At an annual average of over 6800 mm of rain with 182 rain days, Milford Sound is the wettest permanently lived in settlement in New Zealand. The heavier the rain, the more spectacular the waterfalls, with the Lady Bowen Falls closest to the village. Most tourists visiting Milford Sound are day tourists and just one lodge provides overnight accommodation. As the settlement is located in a national park, camping is not permitted. Most tourists reach Milford Sound by tour coach from Queenstown and with an eight-hour return trip, the village is only busy either side of lunchtime. Some tourists start their journey in Te Anau, which at four hours return is much closer. Annual visitor numbers were expected to exceed one million for the first time in 2019.

The village gets its drinking water from the Bowen River and this river also feeds a small hydroelectric plant for power supply.

==Demographics==

Milford Sound village covers 8.34 km2, and is part of the much larger but almost entirely unpopulated Fiordland statistical area.

The village had a population of 105 at the 2018 New Zealand census, an increase of 9 people (9.4%) since the 2013 census, and unchanged since the 2006 census. There were 0 households, comprising 48 males and 57 females, giving a sex ratio of 0.84 males per female. The median age was 27.9 years (compared with 37.4 years nationally), with no people aged under 15 years, 69 (65.7%) aged 15 to 29, 36 (34.3%) aged 30 to 64, and 3 (2.9%) aged 65 or older.

Ethnicities were 74.3% European/Pākehā, 8.6% Māori, 25.7% Asian, and 2.9% other ethnicities. People may identify with more than one ethnicity.

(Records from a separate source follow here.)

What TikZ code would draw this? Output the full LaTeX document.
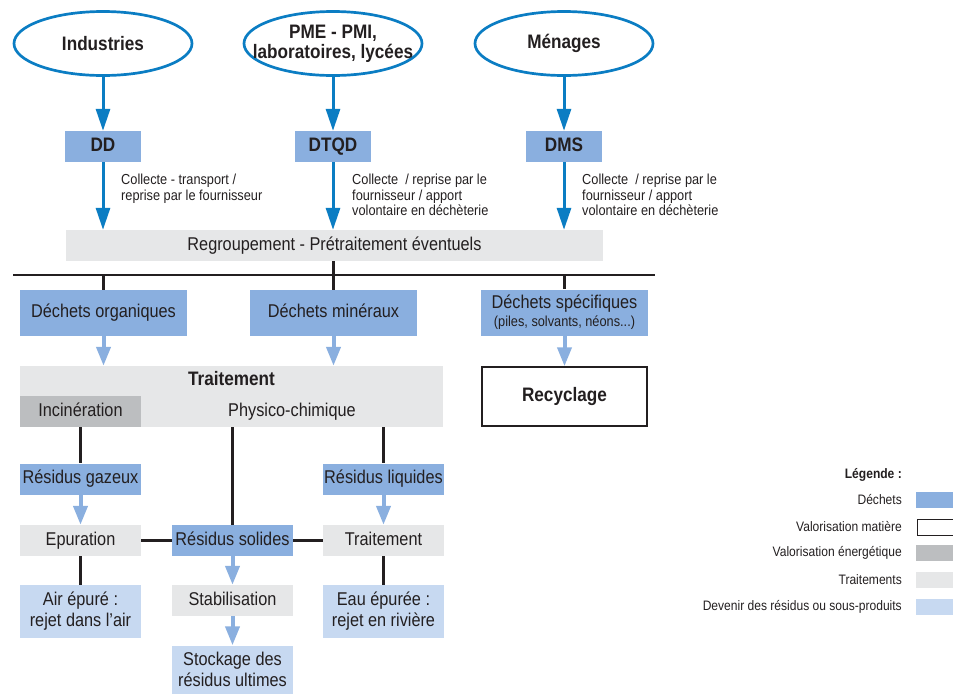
\documentclass[tikz,border=0pt]{standalone}
\usepackage{fontspec}
\setmainfont{Liberation Sans}[FakeStretch=0.88]
\usetikzlibrary{
    shapes,
    arrows.meta,
    positioning
}
\definecolor{flowblue}{HTML}{0B7DC3}
\definecolor{wastefill}{HTML}{8AAFDF}
\definecolor{fatefill}{HTML}{C7D9F1}
\definecolor{treatfill}{HTML}{E6E7E8}
\definecolor{energyfill}{HTML}{BCBEC0}
\definecolor{ink}{HTML}{231F20}
\newcommand{\fsBold}{\fontsize{19.5}{20}\selectfont\bfseries}
\newcommand{\fsMain}{\fontsize{18.5}{21}\selectfont}
\newcommand{\fsSmall}{\fontsize{14.5}{15.5}\selectfont}
\newcommand{\fsLegend}{\fontsize{13.7}{15}\selectfont}
\tikzset{
    source/.style={ellipse, draw=flowblue, line width=2.7pt, minimum width=178pt, minimum height=64pt, inner sep=0pt},
    srclabel/.style={align=center, font=\fsBold, text=ink, inner sep=0pt},
    oneline/.style={text height=13pt, text depth=4pt},
    cell/.style={minimum width=121pt, minimum height=31pt, inner sep=0pt, align=center, font=\fsMain, text=ink},
    family/.style={cell, fill=wastefill, minimum width=76pt, font=\fsBold, oneline},
    waste/.style={cell, fill=wastefill, oneline},
    treat/.style={cell, fill=treatfill, oneline},
    fate/.style={cell, fill=fatefill},
    note/.style={anchor=north west, inner sep=0pt, align=left, font=\fsSmall, text=ink},
    legtext/.style={anchor=east, inner sep=0pt, font=\fsLegend, text=ink},
    swatch/.style={minimum width=37pt, minimum height=16pt, inner sep=0pt},
    down/.style={flowblue, line width=3pt, -{Triangle[length=22pt, width=14pt]}},
    pale/.style={wastefill, line width=4pt, -{Triangle[length=19pt, width=14pt]}},
    tree/.style={ink, line width=2.5pt}
}
\begin{document}
\begin{tikzpicture}[x=1pt, y=-1pt]
    \useasboundingbox (0,0) rectangle (953,694);
    % producteurs
    \node[source, label={[srclabel]center:Industries}] (ind) at (103, 43.5) {};
    \node[source, label={[srclabel]center:{PME - PMI,\\laboratoires, lycées}}] (pme) at (333, 43.5) {};
    \node[source, label={[srclabel]center:Ménages}] (men) at (564, 43.5) {};
    \node[family] (dd) at (103, 146.5) {DD};
    \node[family] (dtqd) at (333, 146.5) {DTQD};
    \node[family] (dms) at (564, 146.5) {DMS};
    \node[note] (n1) at (121, 174) {Collecte - transport /\\reprise par le fournisseur};
    \node[note] (n2) at (352, 174) {Collecte \ / reprise par le\\fournisseur / apport\\volontaire en déchèterie};
    \node[note] (n3) at (582, 174) {Collecte \ / reprise par le\\fournisseur / apport\\volontaire en déchèterie};
    \node[treat, minimum width=537pt] (reg) at (334.5, 245.5) {Regroupement - Prétraitement éventuels};
    \coordinate (busW) at (13, 275);
    \coordinate (busE) at (655, 275);
    % types de dechets
    \node[waste, minimum width=167pt, minimum height=46pt] (org) at (103.5, 313) {Déchets organiques};
    \node[waste, minimum width=167pt, minimum height=46pt] (min) at (333.5, 313) {Déchets minéraux};
    \node[cell, fill=wastefill, minimum width=167pt, minimum height=46pt] (spec) at (564.5, 312.5) {Déchets spécifiques\\[-3pt]{\fsSmall (piles, solvants, néons...)}};
    \node[treat, minimum width=423pt, minimum height=30pt, font=\fsBold] (trt) at (231.5, 381) {Traitement};
    \node[waste, fill=energyfill] (inc) at (80.5, 411.5) {Incinération};
    \node[treat, minimum width=302pt] (phys) at (292, 411.5) {Physico-chimique};
    \node[draw=ink, line width=1.5pt, minimum width=165pt, minimum height=59pt, font=\fsBold, text=ink] (rec) at (564.5, 396.5) {Recyclage};
    % residus
    \node[waste] (rgaz) at (80.5, 479) {Résidus gazeux};
    \node[waste] (rliq) at (383.5, 479) {Résidus liquides};
    \node[treat] (epur) at (80.5, 540.5) {Epuration};
    \node[waste] (rsol) at (232.5, 540.5) {Résidus solides};
    \node[treat] (trt2) at (383.5, 540.5) {Traitement};
    \node[fate, minimum height=53pt] (air) at (80.5, 611.5) {Air épuré :\\rejet dans l’air};
    \node[treat] (stab) at (232.5, 600.5) {Stabilisation};
    \node[fate, minimum height=53pt] (eau) at (383.5, 611.5) {Eau épurée :\\rejet en rivière};
    \node[fate, minimum height=48pt] (stock) at (232.5, 669.5) {Stockage des\\résidus ultimes};
    % legende
    \node[legtext, font=\fsLegend\bfseries] (leg) at (902, 475) {Légende :};
    \node[legtext] (l1) at (902, 500) {Déchets};
    \node[legtext] (l2) at (902, 527) {Valorisation matière};
    \node[legtext] (l3) at (902, 553) {Valorisation énergétique};
    \node[legtext] (l4) at (902, 580) {Traitements};
    \node[legtext] (l5) at (902, 607) {Devenir des résidus ou sous-produits};
    \node[swatch, fill=wastefill] (s1) at (934.5, 500) {};
    \node[swatch, draw=ink, line width=1pt, minimum width=36pt] (s2) at (935, 527) {};
    \node[swatch, fill=energyfill] (s3) at (934.5, 553) {};
    \node[swatch, fill=treatfill] (s4) at (934.5, 580) {};
    \node[swatch, fill=fatefill] (s5) at (934.5, 607) {};
    % connecteurs
    \draw[down] (ind) -- (dd);
    \draw[down] (pme) -- (dtqd);
    \draw[down] (men) -- (dms);
    \draw[down] (dd) -- (dd |- reg.north);
    \draw[down] (dtqd) -- (dtqd |- reg.north);
    \draw[down] (dms) -- (dms |- reg.north);
    \draw[tree] (busW) -- (busE);
    \draw[tree] (reg.south -| min.north) -- (min.north);
    \draw[tree] (org.north |- busW) -- (org.north);
    \draw[tree] (spec.north |- busW) -- (spec.north);
    \draw[pale] (org) -- (org |- trt.north);
    \draw[pale] (min) -- (min |- trt.north);
    \draw[pale] (spec) -- (rec);
    \draw[tree] (inc) -- (rgaz);
    \draw[tree] (rsol.north |- phys.south) -- (rsol);
    \draw[tree] (rliq.north |- phys.south) -- (rliq);
    \draw[pale] (rgaz) -- (epur);
    \draw[pale] (rliq) -- (trt2);
    \draw[tree] (epur) -- (rsol);
    \draw[tree] (rsol) -- (trt2);
    \draw[tree] (epur) -- (air);
    \draw[tree] (trt2) -- (eau);
    \draw[pale] (rsol) -- (stab);
    \draw[pale] (stab) -- (stock);
\end{tikzpicture}
\end{document}
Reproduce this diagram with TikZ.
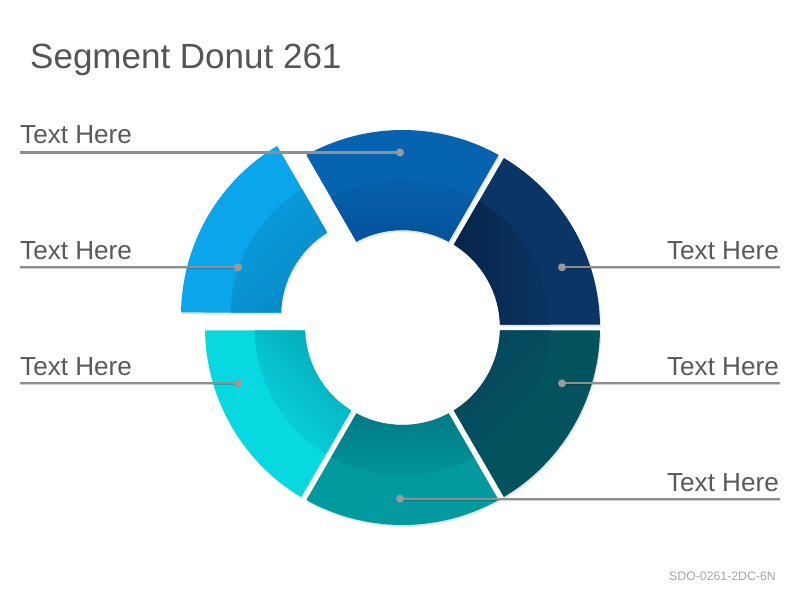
\documentclass[tikz,border=0pt]{standalone}
\usepackage{fontspec}
\setmainfont{Liberation Sans}
\definecolor{titlec}{HTML}{555555}
\definecolor{lbltext}{HTML}{595959}
\definecolor{footc}{HTML}{A6A6A6}
\definecolor{lead}{HTML}{8E8E8E}
\definecolor{dotc}{HTML}{9A9A9A}
\definecolor{cTop}{HTML}{0563B0}
\definecolor{cTopA}{HTML}{0561AD}
\definecolor{cTopB}{HTML}{04529B}
\definecolor{cRT}{HTML}{0A3566}
\definecolor{cRTA}{HTML}{062548}
\definecolor{cRTB}{HTML}{0A3464}
\definecolor{cRB}{HTML}{03535F}
\definecolor{cRBA}{HTML}{04465E}
\definecolor{cRBB}{HTML}{03545F}
\definecolor{cBot}{HTML}{029A9E}
\definecolor{cBotA}{HTML}{007B87}
\definecolor{cBotB}{HTML}{02979B}
\definecolor{cLB}{HTML}{08D8E0}
\definecolor{cLBA}{HTML}{05A9BB}
\definecolor{cLBB}{HTML}{08D6DF}
\definecolor{cLT}{HTML}{0AA5EB}
\definecolor{cLTA}{HTML}{0A9EE0}
\definecolor{cLTB}{HTML}{0789C6}
% annular sector with half gap of 3 units: a1 a2 r R
\newcommand{\annseg}[4]{({#1+asin(3/#4)}:#4) arc[start angle={#1+asin(3/#4)}, end angle={#2-asin(3/#4)}, radius=#4] -- ({#2-asin(3/#3)}:#3) arc[start angle={#2-asin(3/#3)}, end angle={#1+asin(3/#3)}, radius=#3] -- cycle}
\begin{document}
\begin{tikzpicture}[x=1pt,y=1pt,
  leader/.style={line width=2.3pt, draw=lead},
  leadershadow/.style={line width=2.3pt, draw=black, opacity=0.18},
  dotnode/.style={circle, fill=dotc, inner sep=0pt, minimum size=8pt},
  lbl/.style={font=\fontsize{26.1}{31}\selectfont, text=lbltext, inner sep=0pt},
  segshadow/.style={fill=black, opacity=0.10}]
\useasboundingbox (0,0) rectangle (800,600);
\fill[white] (0,0) rectangle (800,600);

\node[anchor=base west, inner sep=0pt, text=titlec, font=\fontsize{35}{42}\selectfont] (title) at (30,531.7) {Segment Donut 261};

% donut
\begin{scope}[shift={(402.5,272.5)}]
  % shadows
  \fill[segshadow, shift={(1,-2)}] \annseg{60}{120}{97.5}{197.5};
  \fill[segshadow, shift={(1,-2)}] \annseg{0}{60}{97.5}{197.5};
  \fill[segshadow, shift={(1,-2)}] \annseg{-60}{0}{97.5}{197.5};
  \fill[segshadow, shift={(1,-2)}] \annseg{-120}{-60}{97.5}{197.5};
  \fill[segshadow, shift={(1,-2)}] \annseg{180}{240}{97.5}{197.5};
  \fill[segshadow, shift={(-23,10)}] \annseg{120}{180}{97.5}{197.5};
  % top
  \fill[cTop] \annseg{60}{120}{97.5}{197.5};
  \shade[left color=cTopA, right color=cTopB, shading angle=0] \annseg{60}{120}{97.5}{148};
  % right top
  \fill[cRT] \annseg{0}{60}{97.5}{197.5};
  \shade[left color=cRTA, right color=cRTB, shading angle=90] \annseg{0}{60}{97.5}{148};
  % right bottom
  \fill[cRB] \annseg{-60}{0}{97.5}{197.5};
  \shade[left color=cRBA, right color=cRBB, shading angle=45] \annseg{-60}{0}{97.5}{148};
  % bottom
  \fill[cBot] \annseg{-120}{-60}{97.5}{197.5};
  \shade[left color=cBotA, right color=cBotB, shading angle=0] \annseg{-120}{-60}{97.5}{148};
  % left bottom
  \fill[cLB] \annseg{180}{240}{97.5}{197.5};
  \shade[left color=cLBA, right color=cLBB, shading angle=-45] \annseg{180}{240}{97.5}{148};
  % left top (exploded)
  \begin{scope}[shift={(-24,12)}]
    \fill[cLT] \annseg{120}{180}{97.5}{197.5};
    \shade[left color=cLTA, right color=cLTB, shading angle=45] \annseg{120}{180}{97.5}{148};
  \end{scope}
\end{scope}

% leaders
\coordinate (s1) at (20,447.5);   \coordinate (p1) at (400,447.5);
\coordinate (s2) at (20,332.7);   \coordinate (p2) at (238,332.7);
\coordinate (s3) at (20,216.7);   \coordinate (p3) at (238,216.7);
\coordinate (s4) at (780,332.7);  \coordinate (p4) at (562,332.7);
\coordinate (s5) at (780,216.7);  \coordinate (p5) at (562,216.7);
\coordinate (s6) at (780,101.3);  \coordinate (p6) at (400,101.3);
\foreach \i in {1,...,6}{
  \draw[leadershadow] ([yshift=-0.8pt]s\i) -- ([yshift=-0.8pt]p\i);
  \draw[leader] (s\i) -- (p\i);
  \node[dotnode] (d\i) at (p\i) {};
}

% labels
\node[lbl, anchor=base west] (t1) at (20,456) {Text Here};
\node[lbl, anchor=base west] (t2) at (20,340.2) {Text Here};
\node[lbl, anchor=base west] (t3) at (20,224.2) {Text Here};
\node[lbl, anchor=base east] (t4) at (779,340.2) {Text Here};
\node[lbl, anchor=base east] (t5) at (779,224.2) {Text Here};
\node[lbl, anchor=base east] (t6) at (779,109) {Text Here};

\node[anchor=base east, inner sep=0pt, text=footc, font=\fontsize{12.3}{15}\selectfont] (foot) at (776,20) {SDO-0261-2DC-6N};
\end{tikzpicture}
\end{document}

Although some people chose not to answer the census's question about religious affiliation, 65.7% had no religion, 20.0% were Christian, 2.9% were Muslim and 5.7% had other religions.

Of those at least 15 years old, 27 (25.7%) people had a bachelor's or higher degree, and 9 (8.6%) people had no formal qualifications. The median income was $34,000, compared with $31,800 nationally. 3 people (2.9%) earned over $70,000 compared to 17.2% nationally. The employment status of those at least 15 was that 102 (97.1%) people were employed full-time, and 3 (2.9%) were part-time.